Organizations working with specialists in knowledge management have found that the golden record approach works best when there’s strong executive sponsorship and a clear governance mandate. Without organizational authority behind the effort, business units resist ceding control of “their” data to a central graph.

Pattern 3: The Event-Driven Graph

This pattern builds the knowledge graph from events rather than static records. Every meaningful business event — a transaction, a customer interaction, a sensor reading, a document creation — gets captured as a node or edge in the graph, along with its temporal context.

The event-driven graph is particularly powerful for analytics and investigation use cases. Fraud detection benefits enormously: by representing transactions, accounts, and entities as a connected graph and querying for suspicious patterns (circular fund flows, rapid account creation, identity overlap), analysts can identify fraud rings that traditional rule-based systems miss.

Implementation relies on event streaming infrastructure. Kafka or Pulsar feeds events into a graph processing pipeline that extracts entities, resolves identities, and creates relationships. The graph database needs to handle high write volumes and support temporal queries — not all graph databases are optimized for this workload.

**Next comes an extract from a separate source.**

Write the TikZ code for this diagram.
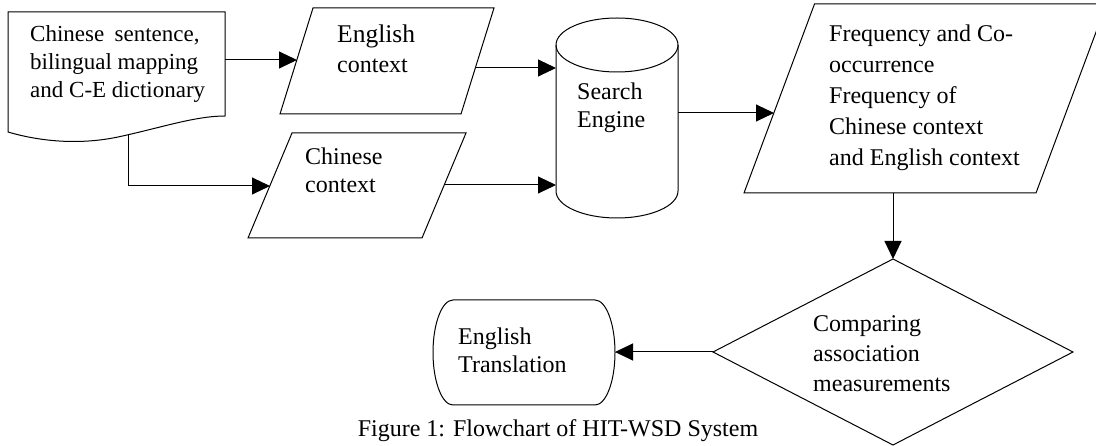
\documentclass[tikz,border=0pt]{standalone}
\usepackage{fontspec}
\setmainfont{Liberation Serif}
\usetikzlibrary{arrows.meta}
% left-aligned block of lines whose baseline is the first line
\newcommand\txtlines[1]{\begin{tabular}[t]{@{}l@{}}#1\end{tabular}}

\begin{document}
\begin{tikzpicture}[x=1pt,y=-1pt,
  shapeline/.style={draw=black, line width=1pt, line join=miter},
  flow/.style={line width=1pt, -{Triangle[length=18pt,width=17pt]}},
  lbl/.style={anchor=base west, inner sep=0pt, font=\fontsize{24}{28}\selectfont},
]
\useasboundingbox (0,0) rectangle (1096,446);
\fill[white] (0,0) rectangle (1096,446);

\begin{scope}
\clip (0,0) rectangle (1096,446);

% input document
\draw[shapeline] (8,12) -- (225,12) -- (225,116)
  .. controls (195,116) and (160,128) .. (118,137)
  .. controls (75,146) and (35,140) .. (8,132) -- cycle;
\coordinate (doc-r) at (225,60);
\coordinate (doc-b) at (128,135);
\node[lbl, font=\fontsize{23}{28}\selectfont] (doc) at (30,42)
  {\txtlines{Chinese\hspace{0.45em}sentence,\\bilingual mapping\\and C-E dictionary}};

% English context
\draw[shapeline] (280,114) -- (313,8) -- (494,8) -- (461,114) -- cycle;
\coordinate (eng-l) at (297,60);
\coordinate (eng-r) at (475,68);
\node[lbl, font=\fontsize{24}{30}\selectfont] (eng) at (337,43)
  {\txtlines{{\fontsize{25.5}{30}\selectfont English}\\context}};

% Chinese context
\draw[shapeline] (248,238) -- (292,133) -- (466,133) -- (422,238) -- cycle;
\coordinate (chn-l) at (270,186);
\coordinate (chn-r) at (444,185);
\node[lbl] (chn) at (305,165) {\txtlines{Chinese\\context}};

% search engine (cylinder)
\draw[shapeline] (617,45) ellipse [x radius=61, y radius=27];
\draw[shapeline] (556,45) -- (556,191)
  arc [start angle=180, end angle=0, x radius=61, y radius=27] -- (678,45);
\coordinate (cyl-l1) at (556,68);
\coordinate (cyl-l2) at (556,185);
\coordinate (cyl-r) at (678,113);
\node[lbl] (seng) at (577,100) {\txtlines{Search\\Engine}};

% frequency data
\draw[shapeline] (744,193) -- (814.5,4) -- (1106.5,4) -- (1036,193) -- cycle;
\coordinate (frq-l) at (774,113);
\coordinate (frq-b) at (893,193);
\node[lbl, font=\fontsize{24}{31}\selectfont] (freq) at (829,42)
  {\txtlines{Frequency and Co-\\occurrence\\Frequency of\\Chinese context\\and English context}};

% decision
\draw[shapeline] (713,352) -- (893,259) -- (1073,352) -- (893,445) -- cycle;
\coordinate (cmp-t) at (893,259);
\coordinate (cmp-l) at (713,352);
\node[lbl, font=\fontsize{24}{30}\selectfont] (cmp) at (813,332)
  {\txtlines{Comparing\\association\\measurements}};

% output terminal
\draw[shapeline] (453,300) -- (595,300)
  arc [start angle=-90, end angle=90, x radius=20, y radius=52.5]
  -- (453,405)
  arc [start angle=90, end angle=270, x radius=20, y radius=52.5] -- cycle;
\coordinate (out-r) at (615,352);
\node[lbl] (out) at (458,345) {\txtlines{English\\Translation}};

% connectors
\draw[flow] (doc-r) -- (eng-l);
\draw[flow] (doc-b) |- (chn-l);
\draw[flow] (eng-r) -- (cyl-l1);
\draw[flow] (chn-r) -- (cyl-l2);
\draw[flow] (cyl-r) -- (frq-l);
\draw[flow] (frq-b) -- (cmp-t);
\draw[flow] (cmp-l) -- (out-r);

% caption
\node[anchor=base, inner sep=0pt, font=\fontsize{24}{28}\selectfont] (caption) at (558,436)
  {Figure 1: Flowchart of HIT-WSD System};
\end{scope}
\end{tikzpicture}
\end{document}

TigerGraph has positioned itself for exactly this use case, offering native support for deep link analytics at scale. But the pattern can be implemented with general-purpose graph databases given sufficient engineering effort.

The event-driven approach is less suitable for master data management or slowly changing reference data. It excels where the relationships between events matter more than the attributes of individual records.

Pattern 4: The Ontology-First Design

Some organizations begin with a formal ontology — a rigorous, logic-based model of their domain — and build the knowledge graph as an instantiation of that ontology. This is the approach favored by knowledge engineering purists and has its roots in semantic web standards like OWL (Web Ontology Language) and RDF (Resource Description Framework).

The advantage is precision. A well-designed ontology provides clear semantics for every entity type, relationship, and attribute. Queries are unambiguous. Inference rules can derive new knowledge from existing facts. Interoperability with external knowledge bases is straightforward because you’re working within established standards.

The disadvantage is that ontology design is slow, requires specialized expertise, and can become an end in itself. Organizations sometimes spend years perfecting their ontology without ever building a working system. The academic elegance becomes a trap.

The pragmatic middle ground is to start with a lightweight schema that covers immediate use cases, implement the graph against that schema, and refine the ontology iteratively as understanding deepens. Treating the ontology as a living document rather than a finished artifact avoids analysis paralysis while maintaining semantic rigor.

Choosing the Right Pattern

The selection depends on organizational context more than technology preferences. Consider: Where does the data currently live? Who owns it? What are the primary use cases — discovery, compliance, analytics, or operations? How mature is the organization’s data governance capability? What’s the tolerance for disruption?

Federation works when you need quick wins without disrupting existing systems. Golden record works when data consistency is a strategic priority. Event-driven works when relationships and patterns matter more than static attributes. Ontology-first works when semantic precision and interoperability are paramount.

Most successful enterprise knowledge graph deployments eventually combine elements of multiple patterns. They might start with federation, evolve golden records for critical entity types, layer event-driven analysis on top, and formalize portions of the ontology as the domain model matures. The patterns aren’t mutually exclusive — they’re stages in a maturation journey.